> [Stated problem]:
Extract each line bearing the word "Clone".

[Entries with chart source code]
------------------------------------------------------------
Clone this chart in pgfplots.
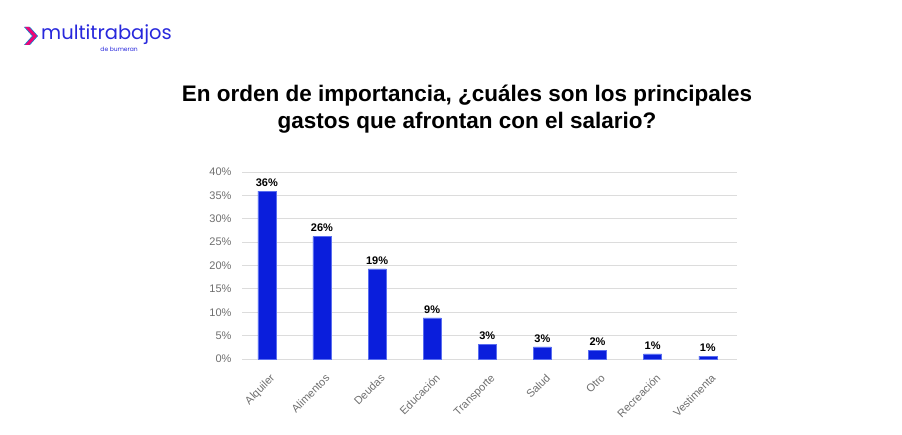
\documentclass[border=0pt]{standalone}
\usepackage{pgfplots}
\pgfplotsset{compat=1.18}
\usepackage{fontspec}
\setmainfont{Liberation Sans}
\newfontfamily\logofont{Poppins}
\definecolor{barblue}{RGB}{10,30,220}
\definecolor{baredge}{RGB}{90,110,240}
\definecolor{logoblue}{RGB}{40,40,220}
\definecolor{ticktext}{RGB}{110,110,110}
\definecolor{gridc}{RGB}{220,220,220}
\begin{document}
\begin{tikzpicture}
\begin{axis}[
  anchor=south west, at={(0pt,0pt)},
  scale only axis, width=495pt, height=187pt,
  ymin=0, ymax=40,
  xmin=-0.45, xmax=8.53,
  ytick={0,5,...,40},
  yticklabel={\pgfmathprintnumber{\tick}\%},
  /pgf/number format/assume math mode=true,
  xtick={0,...,8},
  xticklabels={Alquiler,Alimentos,Deudas,Educación,Transporte,Salud,Otro,Recreación,Vestimenta},
  x tick label style={rotate=45, anchor=north east, font=\fontsize{11}{12}\selectfont, text=ticktext, inner sep=1pt, yshift=-11pt, xshift=-7pt},
  y tick label style={font=\fontsize{11}{12}\selectfont, text=ticktext, xshift=-7pt},
  ymajorgrids, grid style={gridc, line width=0.8pt},
  axis line style={draw=none},
  major tick length=0pt,
  tick style={draw=none},
  nodes near coords,
  point meta=explicit symbolic,
  every node near coord/.append style={font=\bfseries\fontsize{11}{12}\selectfont, text=black, yshift=1pt},
  clip=false,
]
\addplot[ybar, bar width=18pt, fill=barblue, draw=baredge, line width=0.4pt] coordinates {
  (0,35.9) [36\%]
  (1,26.2) [26\%]
  (2,19.3) [19\%]
  (3,8.8) [9\%]
  (4,3.2) [3\%]
  (5,2.6) [3\%]
  (6,1.9) [2\%]
  (7,1.1) [1\%]
  (8,0.6) [1\%]
};
\end{axis}
% picture coords: origin = axis lower left at px (242,359)
\begin{scope}[x=1pt,y=1pt,shift={(-242pt,-75pt)}]
\fill[cyan!70!blue] (24,407) -- (30,407) -- (38,398) -- (30,389) -- (24,389) -- (32,398) -- cycle;
\fill[magenta!80!red] (25,407) -- (29,407) -- (37,398) -- (29,389) -- (25,389) -- (33,398) -- cycle;
\node[anchor=west, text=logoblue, inner sep=0pt] at (41,399) {\logofont\fontsize{19.5}{22}\selectfont multitrabajos};
\node[anchor=east, text=logoblue, inner sep=0pt] at (138,385) {\logofont\fontsize{6}{7}\selectfont de bumeran};
\node[align=center, font=\bfseries\fontsize{22.5}{27}\selectfont] at (467,325) {En orden de importancia, ¿cuáles son los principales\\gastos que afrontan con el salario?};
\pgfresetboundingbox
\path[use as bounding box] (0,0) rectangle (902,434);
\end{scope}
\end{tikzpicture}
\end{document}
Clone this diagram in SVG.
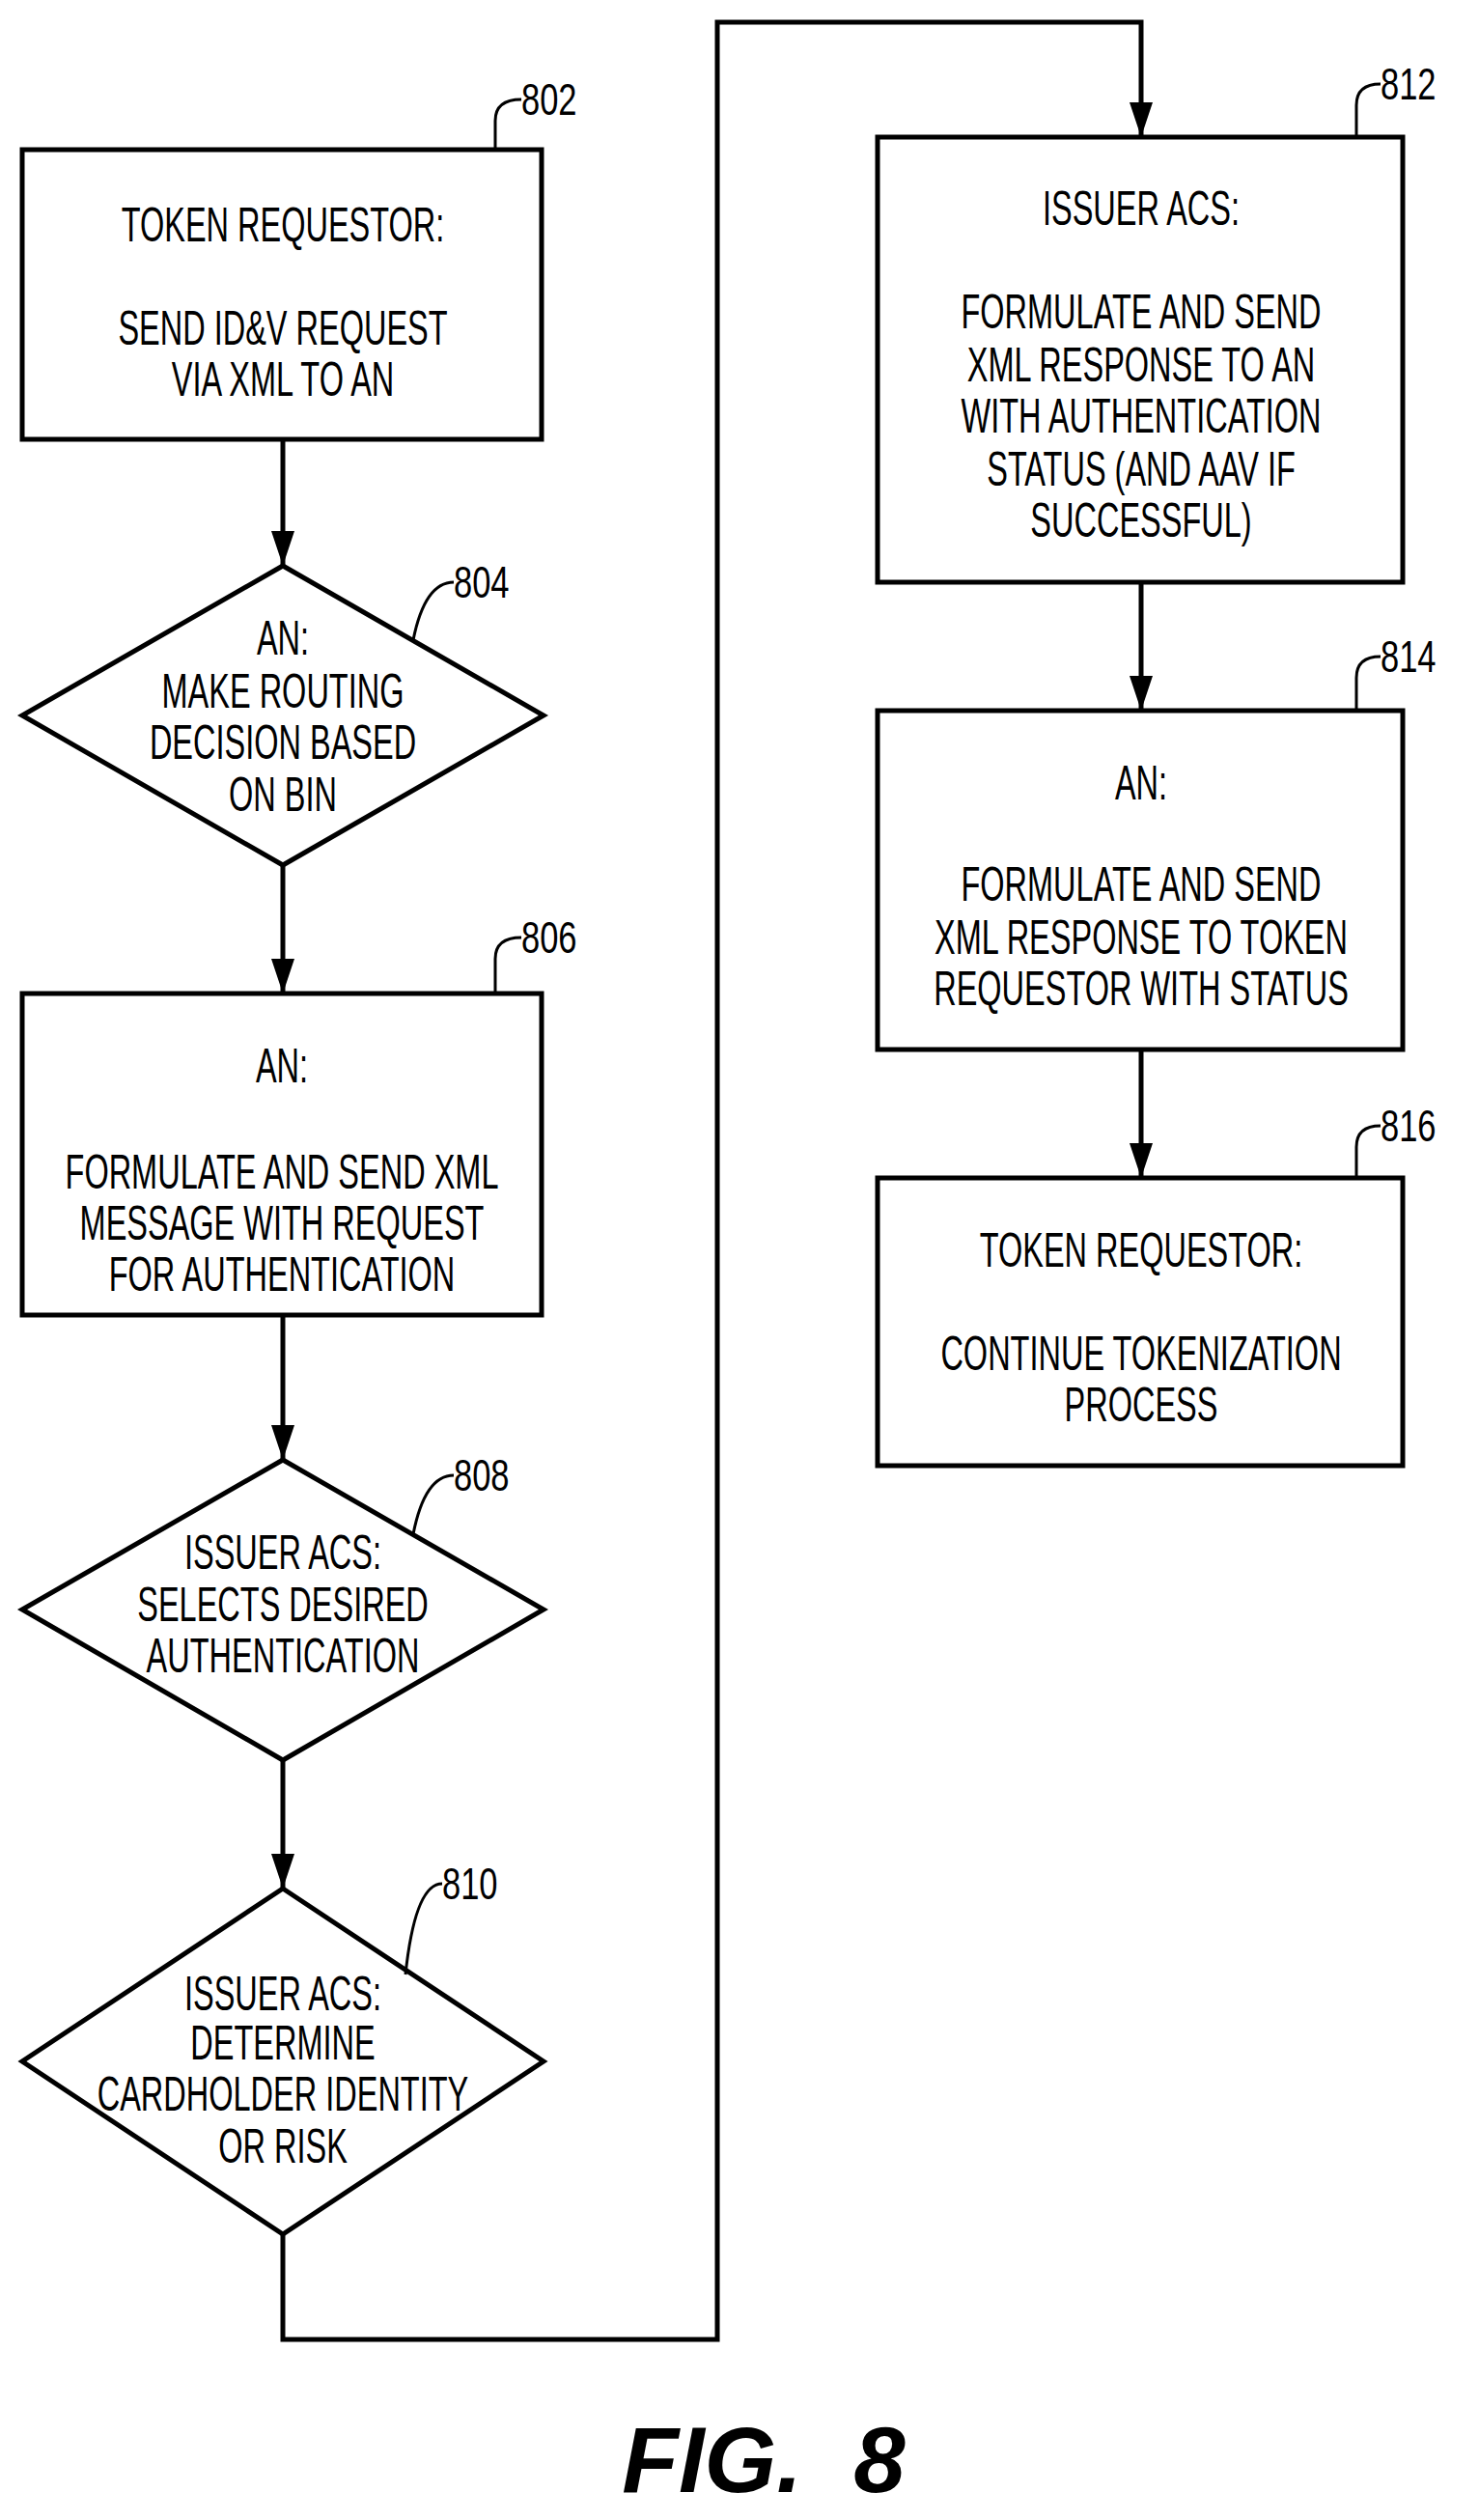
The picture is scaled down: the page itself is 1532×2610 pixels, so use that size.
<svg xmlns="http://www.w3.org/2000/svg" width="1532" height="2610" viewBox="0 0 1532 2610">
<style>
.s{fill:none;stroke:#000;stroke-width:5}
.l{fill:none;stroke:#000;stroke-width:3}
text{font-family:"Liberation Sans",sans-serif;font-size:50px;text-anchor:middle;dominant-baseline:central;fill:#000}
.r{text-anchor:start;font-size:46px}
</style>
<defs>
<marker id="b" viewBox="0 0 36 24" refX="36" refY="12" markerWidth="36" markerHeight="24" orient="auto" markerUnits="userSpaceOnUse"><path d="M0,0L36,12L0,24Z"/></marker></defs>
<rect width="1532" height="2610" fill="#fff"/>
<g id="connectors" class="s">
<path d="M293,455V586" marker-end="url(#b)"/>
<path d="M293,896V1029" marker-end="url(#b)"/>
<path d="M293,1362V1512" marker-end="url(#b)"/>
<path d="M293,1823V1956" marker-end="url(#b)"/>
<path d="M293,2314V2423H743V23H1182V142" marker-end="url(#b)"/>
<path d="M1182,603V736" marker-end="url(#b)"/>
<path d="M1182,1087V1220" marker-end="url(#b)"/>
</g>
<g id="n802"><rect class="s" x="23" y="155" width="538" height="300"/>
<path class="l" d="M513,155V125Q513,103 540,103"/><text class="r" x="540" y="103" transform="translate(540 0) scale(0.75 1) translate(-540 0)">802</text>
<g transform="translate(293 0) scale(0.65 1)"><text x="0" y="233">TOKEN REQUESTOR:</text><text x="0" y="340">SEND ID&amp;V REQUEST</text><text x="0" y="393">VIA XML TO AN</text></g></g>
<g id="n804"><path class="s" d="M293,586L563,741L293,896L23,741Z"/>
<path class="l" d="M428,663Q440,603 470,603"/><text class="r" x="470" y="603" transform="translate(470 0) scale(0.75 1) translate(-470 0)">804</text>
<g transform="translate(293 0) scale(0.65 1)"><text x="0" y="661">AN:</text><text x="0" y="716">MAKE ROUTING</text><text x="0" y="769">DECISION BASED</text><text x="0" y="823">ON BIN</text></g></g>
<g id="n806"><rect class="s" x="23" y="1029" width="538" height="333"/>
<path class="l" d="M513,1029V993Q513,971 540,971"/><text class="r" x="540" y="971" transform="translate(540 0) scale(0.75 1) translate(-540 0)">806</text>
<g transform="translate(292 0) scale(0.65 1)"><text x="0" y="1104">AN:</text><text x="0" y="1214">FORMULATE AND SEND XML</text><text x="0" y="1267">MESSAGE WITH REQUEST</text><text x="0" y="1320">FOR AUTHENTICATION</text></g></g>
<g id="n808"><path class="s" d="M293,1512L563,1667L293,1823L23,1667Z"/>
<path class="l" d="M428,1589Q440,1528 470,1528"/><text class="r" x="470" y="1528" transform="translate(470 0) scale(0.75 1) translate(-470 0)">808</text>
<g transform="translate(293 0) scale(0.65 1)"><text x="0" y="1608">ISSUER ACS:</text><text x="0" y="1662">SELECTS DESIRED</text><text x="0" y="1715">AUTHENTICATION</text></g></g>
<g id="n810"><path class="s" d="M293,1956L563,2135L293,2314L23,2135Z"/>
<path class="l" d="M420,2045Q430,1951 458,1951"/><text class="r" x="458" y="1951" transform="translate(458 0) scale(0.75 1) translate(-458 0)">810</text>
<g transform="translate(293 0) scale(0.65 1)"><text x="0" y="2065">ISSUER ACS:</text><text x="0" y="2116">DETERMINE</text><text x="0" y="2169">CARDHOLDER IDENTITY</text><text x="0" y="2223">OR RISK</text></g></g>
<g id="n812"><rect class="s" x="909" y="142" width="544" height="461"/>
<path class="l" d="M1405,142V109Q1405,87 1430,87"/><text class="r" x="1430" y="87" transform="translate(1430 0) scale(0.75 1) translate(-1430 0)">812</text>
<g transform="translate(1182 0) scale(0.65 1)"><text x="0" y="216">ISSUER ACS:</text><text x="0" y="323">FORMULATE AND SEND</text><text x="0" y="378">XML RESPONSE TO AN</text><text x="0" y="431">WITH AUTHENTICATION</text><text x="0" y="486">STATUS (AND AAV IF</text><text x="0" y="539">SUCCESSFUL)</text></g></g>
<g id="n814"><rect class="s" x="909" y="736" width="544" height="351"/>
<path class="l" d="M1405,736V702Q1405,680 1430,680"/><text class="r" x="1430" y="680" transform="translate(1430 0) scale(0.75 1) translate(-1430 0)">814</text>
<g transform="translate(1182 0) scale(0.65 1)"><text x="0" y="811">AN:</text><text x="0" y="916">FORMULATE AND SEND</text><text x="0" y="971">XML RESPONSE TO TOKEN</text><text x="0" y="1024">REQUESTOR WITH STATUS</text></g></g>
<g id="n816"><rect class="s" x="909" y="1220" width="544" height="298"/>
<path class="l" d="M1405,1220V1188Q1405,1166 1430,1166"/><text class="r" x="1430" y="1166" transform="translate(1430 0) scale(0.75 1) translate(-1430 0)">816</text>
<g transform="translate(1182 0) scale(0.65 1)"><text x="0" y="1295">TOKEN REQUESTOR:</text><text x="0" y="1402">CONTINUE TOKENIZATION</text><text x="0" y="1455">PROCESS</text></g></g>
<text x="791" y="2547" xml:space="preserve" style="font-family:'Liberation Sans',sans-serif;font-style:italic;font-weight:bold;font-size:96px">FIG.  8</text>
</svg>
------------------------------------------------------------
> [Response to the exercise]:
Clone this chart in pgfplots.
Clone this diagram in SVG.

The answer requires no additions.